--- start Supplied data ---

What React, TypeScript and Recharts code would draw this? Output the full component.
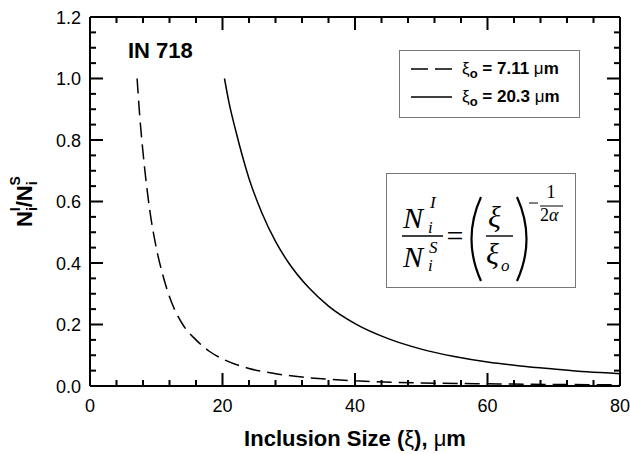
import React from 'react'
import { LineChart, Line, XAxis, YAxis, Legend } from 'recharts'

// dashed curve (xi_o = 7.11 um)
const dashedX = [7.11, 7.5, 8, 9, 10, 11, 12, 14, 16, 18, 20, 24, 28, 32, 36, 40, 50, 60, 70, 80]
const dashedY = [1.0, 0.88, 0.76, 0.575, 0.45, 0.36, 0.29, 0.2, 0.15, 0.113, 0.088, 0.057, 0.04, 0.029, 0.022, 0.017, 0.01, 0.007, 0.005, 0.0035]

// solid curve (xi_o = 20.3 um)
const solidX = [20.3, 21, 22, 24, 26, 28, 30, 33, 36, 40, 45, 50, 55, 60, 65, 70, 75, 80]
const solidY = [1.0, 0.92, 0.83, 0.675, 0.56, 0.47, 0.4, 0.32, 0.26, 0.203, 0.154, 0.12, 0.096, 0.078, 0.065, 0.055, 0.046, 0.04]

const seriesNames = ['7.11', '20.3']

const xTicks = [0, 4, 8, 12, 16, 20, 24, 28, 32, 36, 40, 44, 48, 52, 56, 60, 64, 68, 72, 76, 80]
const xLabels = [0, 20, 40, 60, 80]
const yTicks = [0, 0.05, 0.1, 0.15, 0.2, 0.25, 0.3, 0.35, 0.4, 0.45, 0.5, 0.55, 0.6, 0.65, 0.7, 0.75, 0.8, 0.85, 0.9, 0.95, 1.0, 1.05, 1.1, 1.15, 1.2]
const yLabels = [0, 0.2, 0.4, 0.6, 0.8, 1.0, 1.2]

const dashedData = dashedX.map((x, i) => ({ x, y: dashedY[i] }))
const solidData = solidX.map((x, i) => ({ x, y: solidY[i] }))

const SANS = '"Liberation Sans", Arial, Helvetica, sans-serif'
const SERIF = '"Liberation Serif", "Times New Roman", serif'

// chart geometry (plot box follows from margins + axis sizes below)
const W = 630
const H = 454
const M = { top: 16, right: 0, bottom: 0, left: 0 }
const Y_W = 90
const YR_W = 10
const X_H = 68
const XT_H = 1
const PL = M.left + Y_W
const PR = W - M.right - YR_W
const PT = M.top + XT_H
const PB = H - M.bottom - X_H

const isLabel = (list: number[], v: number) => list.some(l => Math.abs(l - v) < 1e-6)
const sx = (v: number) => PL + (v / 80) * (PR - PL)
const sy = (v: number) => PB - (v / 1.2) * (PB - PT)

function BottomTick({ x, y, payload }: any) {
  const major = isLabel(xLabels, payload.value)
  const len = major ? 13 : 6
  return (
    <g>
      <rect x={x - 1} y={y - len} width={2} height={len} fill="#000" />
      {major && (
        <text x={x} y={y + 26} textAnchor="middle" fontFamily={SANS} fontSize={18} fill="#000">
          {payload.value}
        </text>
      )}
    </g>
  )
}

function LeftTick({ x, y, payload }: any) {
  const major = isLabel(yLabels, payload.value)
  const len = major ? 13 : 6
  return (
    <g>
      <rect x={x} y={y - 1} width={len} height={2} fill="#000" />
      {major && (
        <text x={x - 9} y={y + 6.5} textAnchor="end" fontFamily={SANS} fontSize={18} fill="#000">
          {payload.value.toFixed(1)}
        </text>
      )}
    </g>
  )
}

function YTitle({ viewBox }: any) {
  const cx = 32
  const cy = viewBox ? viewBox.y + viewBox.height / 2 : 201
  return (
    <text x={cx} y={cy} transform={`rotate(-90 ${cx} ${cy})`} textAnchor="middle"
      fontFamily={SANS} fontWeight="bold" fontSize={22} fill="#000">
      N<tspan fontSize={14} dy={5}>i</tspan>
      <tspan fontSize={14} dx={-4} dy={-17}>I</tspan>
      <tspan dy={12}>/N</tspan>
      <tspan fontSize={14} dy={5}>i</tspan>
      <tspan fontSize={14} dx={-4} dy={-17}>S</tspan>
    </text>
  )
}

function XTitle({ viewBox }: any) {
  const cx = viewBox ? viewBox.x + viewBox.width / 2 : 355
  const top = viewBox ? viewBox.y : 386
  return (
    <text x={cx} y={top + 60} textAnchor="middle" fontFamily={SANS} fontWeight="bold" fontSize={22} fill="#000">
      Inclusion Size (<tspan fontWeight="normal">ξ</tspan>), <tspan fontWeight="normal">μ</tspan>m
    </text>
  )
}

function LegendBox({ payload }: any) {
  const items = [...(payload || [])].sort(
    (a: any, b: any) => seriesNames.indexOf(a.value) - seriesNames.indexOf(b.value)
  )
  return (
    <svg width={181} height={68} style={{ display: 'block' }}>
      <rect x={0.5} y={0.5} width={180} height={67} fill="#fff" stroke="#777" strokeWidth={1} />
      {items.map((e: any, i: number) => {
        const ly = 19 + i * 28
        return (
          <g key={i}>
            <line x1={12} x2={53} y1={ly} y2={ly} stroke="#000" strokeWidth={1.5}
              strokeDasharray={e.payload?.strokeDasharray ? '17 7' : undefined} />
            <text x={63} y={ly + 5} fontFamily={SANS} fontSize={17} fontWeight="bold" fill="#000">
              <tspan fontWeight="normal">ξ</tspan>
              <tspan fontSize={13} dy={4}>o</tspan>
              <tspan dy={-4}>{` = ${e.value} `}</tspan>
              <tspan fontWeight="normal">μ</tspan>m
            </text>
          </g>
        )
      })}
    </svg>
  )
}

// mirrored inward ticks on the top and right edges
function MirrorTicks() {
  const out: React.ReactNode[] = []
  xTicks.forEach(v => {
    const len = isLabel(xLabels, v) ? 13 : 6
    out.push(<rect key={`t${v}`} x={sx(v) - 1} y={PT} width={2} height={len} fill="#000" />)
  })
  yTicks.forEach(v => {
    const len = isLabel(yLabels, v) ? 13 : 6
    out.push(<rect key={`r${v}`} x={PR - len} y={sy(v) - 1} width={len} height={2} fill="#000" />)
  })
  return <g>{out}</g>
}

function Formula() {
  return (
    <g fontFamily={SERIF} fill="#000">
      <rect x={386.5} y={173.5} width={189} height={114} fill="#fff" stroke="#777" strokeWidth={1} />
      <text x={403} y={228} fontSize={30} fontStyle="italic">N</text>
      <text x={430} y={208} fontSize={17} fontStyle="italic">I</text>
      <text x={428} y={233} fontSize={17} fontStyle="italic">i</text>
      <line x1={402} x2={443} y1={236} y2={236} stroke="#000" strokeWidth={1.4} />
      <text x={403} y={267} fontSize={30} fontStyle="italic">N</text>
      <text x={429} y={253} fontSize={17} fontStyle="italic">S</text>
      <text x={428} y={271} fontSize={17} fontStyle="italic">i</text>
      <text x={455} y={246} fontSize={30} textAnchor="middle">=</text>
      <path d="M481 197 Q462 239 481 281" fill="none" stroke="#000" strokeWidth={2.2} />
      <path d="M517 197 Q536 239 517 281" fill="none" stroke="#000" strokeWidth={2.2} />
      <text x={488} y={227} fontSize={30} fontStyle="italic">ξ</text>
      <line x1={486} x2={513} y1={236} y2={236} stroke="#000" strokeWidth={1.4} />
      <text x={486} y={264} fontSize={30} fontStyle="italic">ξ</text>
      <text x={501} y={271} fontSize={17} fontStyle="italic">o</text>
      <line x1={529} x2={538} y1={203} y2={203} stroke="#000" strokeWidth={1} />
      <text x={551} y={198} fontSize={18} textAnchor="middle">1</text>
      <line x1={540} x2={563} y1={206} y2={206} stroke="#000" strokeWidth={1} />
      <text x={540} y={221} fontSize={18}>2<tspan fontStyle="italic">α</tspan></text>
    </g>
  )
}

export default function App() {
  return (
    <div style={{ position: 'absolute', left: 0, top: 0, width: W, height: H }}>
      <div style={{ position: 'absolute', left: 0, top: 0 }}>
        <LineChart width={W} height={H} margin={M}>
          <XAxis xAxisId="b" dataKey="x" type="number" domain={[0, 80]} ticks={xTicks} interval={0}
            height={X_H} tickSize={0} tickMargin={0} tickLine={false}
            axisLine={{ stroke: '#000', strokeWidth: 2 }} tick={<BottomTick />} allowDataOverflow
            label={<XTitle />} />
          <XAxis xAxisId="t" orientation="top" dataKey="x" type="number" domain={[0, 80]} ticks={xTicks} interval={0}
            height={XT_H} tickSize={0} tickLine={false} tick={false}
            axisLine={{ stroke: '#000', strokeWidth: 2 }} allowDataOverflow />
          <YAxis yAxisId="l" type="number" domain={[0, 1.2]} ticks={yTicks} interval={0} width={Y_W}
            tickSize={0} tickMargin={0} tickLine={false}
            axisLine={{ stroke: '#000', strokeWidth: 2 }} tick={<LeftTick />} allowDataOverflow
            label={<YTitle />} />
          <YAxis yAxisId="r" orientation="right" type="number" domain={[0, 1.2]} ticks={yTicks} interval={0} width={YR_W}
            tickSize={0} tickLine={false} tick={false}
            axisLine={{ stroke: '#000', strokeWidth: 2 }} allowDataOverflow />
          <Line xAxisId="b" yAxisId="l" data={dashedData} dataKey="y" name={seriesNames[0]} type="monotone"
            stroke="#000" strokeWidth={1.5} strokeDasharray="15 7" dot={false} isAnimationActive={false} />
          <Line xAxisId="b" yAxisId="l" data={solidData} dataKey="y" name={seriesNames[1]} type="monotone"
            stroke="#000" strokeWidth={1.5} dot={false} isAnimationActive={false} />
          <Legend layout="horizontal" verticalAlign="middle" align="center" content={<LegendBox />}
            wrapperStyle={{ position: 'absolute', left: 399, top: 50, width: 181, height: 68 }} />
        </LineChart>
      </div>
      <svg width={W} height={H} style={{ position: 'absolute', left: 0, top: 0, pointerEvents: 'none' }}>
        <MirrorTicks />
        <text x={128} y={58} fontFamily={SANS} fontWeight="bold" fontSize={22} fill="#000">IN 718</text>
        <Formula />
      </svg>
    </div>
  )
}
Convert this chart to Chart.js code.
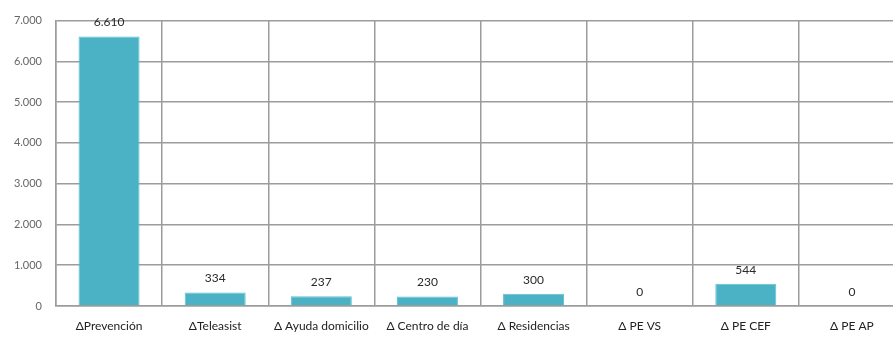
<!DOCTYPE html>
<html>
<head>
<meta charset="utf-8">
<script src="https://cdn.jsdelivr.net/npm/chart.js@4"></script>
<style>
  html, body { margin: 0; padding: 0; background: #fff; overflow: hidden; }
  #wrap { width: 912px; height: 338px; }
</style>
</head>
<body>
<div id="wrap"><canvas id="myChart" width="912" height="338"></canvas></div>
<script>
// categories and values
var categories = ['\u0394Prevenci\u00f3n', '\u0394Teleasist', '\u0394 Ayuda domicilio', '\u0394 Centro de d\u00eda',
                  '\u0394 Residencias', '\u0394 PE VS', '\u0394 PE CEF', '\u0394 PE AP'];
var values = [6610, 334, 237, 230, 300, 0, 544, 0];
var yTicks = [0, 1000, 2000, 3000, 4000, 5000, 6000, 7000];

function fmt(v) {
    return String(v).replace(/\B(?=(\d{3})+(?!\d))/g, '.');
}

// draw the value above each bar
var valueLabels = {
    id: 'valueLabels',
    afterDatasetsDraw: function(chart) {
        var ctx = chart.ctx;
        var meta = chart.getDatasetMeta(0);
        ctx.save();
        ctx.font = '12px Lato, "Open Sans", sans-serif';
        ctx.fillStyle = '#2a2a2a';
        ctx.textAlign = 'center';
        ctx.textBaseline = 'bottom';
        meta.data.forEach(function(bar, i) {
            ctx.fillText(fmt(values[i]), bar.x, bar.y - 8);
        });
        ctx.restore();
    }
};

var ctx = document.getElementById('myChart').getContext('2d');
var myChart = new Chart(ctx, {
    type: 'bar',
    data: {
        labels: categories,
        datasets: [{
            data: values,
            backgroundColor: '#4bb2c6',
            borderColor: '#5ec0d2',
            borderWidth: 1,
            barPercentage: 0.575,
            categoryPercentage: 1
        }]
    },
    options: {
        responsive: false,
        animation: false,
        layout: { padding: { left: 0, right: 7, top: 14, bottom: 0 } },
        plugins: {
            legend: { display: false },
            tooltip: { enabled: false }
        },
        scales: {
            x: {
                offset: true,
                grid: { color: '#9c9c9c', lineWidth: 1.5, offset: true, drawTicks: false },
                border: { color: '#9c9c9c', width: 1.5 },
                ticks: {
                    padding: 13,
                    color: '#222',
                    maxRotation: 0,
                    autoSkip: false,
                    font: { family: 'Lato, "Open Sans", sans-serif', size: 12 }
                },
                afterFit: function(scale) { scale.height = 32; }
            },
            y: {
                min: 0,
                max: 7000,
                afterBuildTicks: function(scale) {
                    scale.ticks = yTicks.map(function(v) { return { value: v }; });
                },
                grid: { color: '#9c9c9c', lineWidth: 1.5, drawTicks: false },
                border: { color: '#9c9c9c', width: 1.5 },
                ticks: {
                    padding: 14,
                    color: '#666',
                    font: { family: 'Lato, "Open Sans", sans-serif', size: 11 },
                    callback: function(v) { return fmt(v); }
                },
                afterFit: function(scale) { scale.width = 56; }
            }
        }
    },
    plugins: [valueLabels]
});
</script>
</body>
</html>
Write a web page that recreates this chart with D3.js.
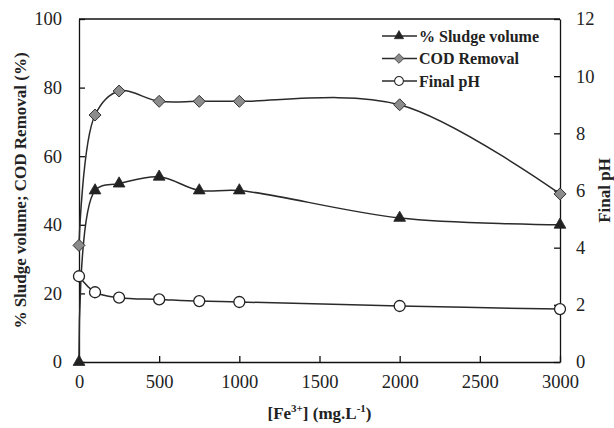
<!doctype html>
<html lang="en">
<head>
    <meta charset="utf-8">
    <title>Fe3+ dose</title>
    <script src="https://d3js.org/d3.v7.min.js"></script>
    <style>
        body { margin: 0; padding: 0; background: #fff; }
        svg text { font-family: 'Liberation Serif', 'Times New Roman', serif; }
        .tick text { font-size: 18.5px; fill: #222; }
    </style>
</head>
<body>
    <div class="chart"></div>
    <script>
        // data
        const doses = [0, 100, 250, 500, 750, 1000, 2000, 3000];
        const sludge = [0, 50, 52, 54, 50, 50, 42, 40];
        const cod = [34, 72, 79, 76, 76, 76, 75, 49];
        const ph = [3.0, 2.44, 2.25, 2.19, 2.13, 2.1, 1.96, 1.85];
        const xTicks = [0, 500, 1000, 1500, 2000, 2500, 3000];
        const leftTicks = [0, 20, 40, 60, 80, 100];
        const rightTicks = [0, 2, 4, 6, 8, 10, 12];
        const seriesNames = ["% Sludge volume", "COD Removal", "Final pH"];

        const width = 614, height = 428;
        const m = {left: 79, right: 54, top: 19, bottom: 66};
        const serif = "'Liberation Serif', 'Times New Roman', serif";

        const svg = d3.select(".chart").append("svg")
            .attr("width", width)
            .attr("height", height);

        const x = d3.scaleLinear().domain([0, 3000]).range([m.left, width - m.right]);
        const yL = d3.scaleLinear().domain([0, 100]).range([height - m.bottom, m.top]);
        const yR = d3.scaleLinear().domain([0, 12]).range([height - m.bottom, m.top]);

        // axes, ticks pointing inward
        const gx = svg.append("g")
            .attr("transform", `translate(0,${height - m.bottom})`)
            .call(d3.axisBottom(x).tickValues(xTicks).tickFormat(d3.format("d"))
                .tickSizeInner(-6).tickSizeOuter(0).tickPadding(13));
        const gl = svg.append("g")
            .attr("transform", `translate(${m.left},0)`)
            .call(d3.axisLeft(yL).tickValues(leftTicks).tickSizeInner(-6).tickSizeOuter(0).tickPadding(17));
        const gr = svg.append("g")
            .attr("transform", `translate(${width - m.right},0)`)
            .call(d3.axisRight(yR).tickValues(rightTicks).tickSizeInner(-6).tickSizeOuter(0).tickPadding(16));

        [gx, gl, gr].forEach(g => {
            g.attr("font-family", serif).attr("font-size", null);
            g.selectAll("text").style("font-family", serif);
            g.selectAll("path, line").attr("stroke", "#111").attr("stroke-width", 1.3);
        });

        // top border of the frame
        svg.append("line")
            .attr("x1", m.left).attr("x2", width - m.right)
            .attr("y1", m.top).attr("y2", m.top)
            .attr("stroke", "#111").attr("stroke-width", 1.3);

        // axis titles
        svg.append("text")
            .attr("x", (m.left + width - m.right) / 2)
            .attr("y", 419)
            .attr("text-anchor", "middle")
            .style("font-family", serif)
            .attr("font-size", 17).attr("font-weight", "bold").attr("fill", "#222")
            .html('[Fe<tspan dy="-7" font-size="11">3+</tspan><tspan dy="7">] (mg.L</tspan><tspan dy="-7" font-size="11">-1</tspan><tspan dy="7">)</tspan>');

        svg.append("text")
            .attr("transform", `translate(26,${(m.top + height - m.bottom) / 2}) rotate(-90)`)
            .attr("text-anchor", "middle")
            .style("font-family", serif)
            .attr("font-size", 17).attr("font-weight", "bold").attr("fill", "#222")
            .text("% Sludge volume; COD Removal (%)");

        svg.append("text")
            .attr("transform", `translate(610,${(m.top + height - m.bottom) / 2}) rotate(-90)`)
            .attr("text-anchor", "middle")
            .style("font-family", serif)
            .attr("font-size", 17).attr("font-weight", "bold").attr("fill", "#222")
            .text("Final pH");

        const curve = d3.curveCatmullRom.alpha(0.5);
        const series = [
            {name: seriesNames[0], vals: sludge, y: yL, shape: "tri"},
            {name: seriesNames[1], vals: cod, y: yL, shape: "dia"},
            {name: seriesNames[2], vals: ph, y: yR, shape: "circ"}
        ];

        function marker(g, shape) {
            if (shape === "tri") {
                g.append("path").attr("d", d3.symbol(d3.symbolTriangle, 60)())
                    .attr("fill", "#222").attr("stroke", "#222").attr("stroke-width", 0.8);
            } else if (shape === "dia") {
                g.append("path").attr("d", "M0,-6L6,0L0,6L-6,0Z")
                    .attr("fill", "#8c8c8c").attr("stroke", "#333").attr("stroke-width", 1);
            } else {
                g.append("circle").attr("r", 5.5)
                    .attr("fill", "#fff").attr("stroke", "#222").attr("stroke-width", 1.3);
            }
        }

        series.forEach(s => {
            const pts = doses.map((d, i) => [x(d), s.y(s.vals[i])]);
            svg.append("path")
                .attr("d", d3.line().curve(curve)(pts))
                .attr("fill", "none")
                .attr("stroke", "#2a2a2a")
                .attr("stroke-width", 1.5);
            pts.forEach(p => {
                const g = svg.append("g").attr("transform", `translate(${p[0]},${p[1]})`);
                marker(g, s.shape);
            });
        });

        // legend
        const legend = svg.append("g").attr("transform", "translate(382,36)");
        series.forEach((s, i) => {
            const row = legend.append("g").attr("transform", `translate(0,${i * 22.5})`);
            row.append("line").attr("x1", 0).attr("x2", 35)
                .attr("stroke", "#2a2a2a").attr("stroke-width", 1.5);
            marker(row.append("g").attr("transform", "translate(17,0) scale(0.8)"), s.shape);
            row.append("text")
                .attr("x", 37).attr("y", 5.5)
                .style("font-family", serif)
                .attr("font-size", 16).attr("font-weight", "bold").attr("fill", "#222")
                .text(s.name);
        });
    </script>
</body>
</html>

--- end Supplied data ---

■ Task prompt ■
Without any pictures, reproduce the lines from the first one in the material through the line that has "const seriesNames = ['7.11', '20.3']", exactly as they appear.

■ Result ■
What React, TypeScript and Recharts code would draw this? Output the full component.
import React from 'react'
import { LineChart, Line, XAxis, YAxis, Legend } from 'recharts'

// dashed curve (xi_o = 7.11 um)
const dashedX = [7.11, 7.5, 8, 9, 10, 11, 12, 14, 16, 18, 20, 24, 28, 32, 36, 40, 50, 60, 70, 80]
const dashedY = [1.0, 0.88, 0.76, 0.575, 0.45, 0.36, 0.29, 0.2, 0.15, 0.113, 0.088, 0.057, 0.04, 0.029, 0.022, 0.017, 0.01, 0.007, 0.005, 0.0035]

// solid curve (xi_o = 20.3 um)
const solidX = [20.3, 21, 22, 24, 26, 28, 30, 33, 36, 40, 45, 50, 55, 60, 65, 70, 75, 80]
const solidY = [1.0, 0.92, 0.83, 0.675, 0.56, 0.47, 0.4, 0.32, 0.26, 0.203, 0.154, 0.12, 0.096, 0.078, 0.065, 0.055, 0.046, 0.04]

const seriesNames = ['7.11', '20.3']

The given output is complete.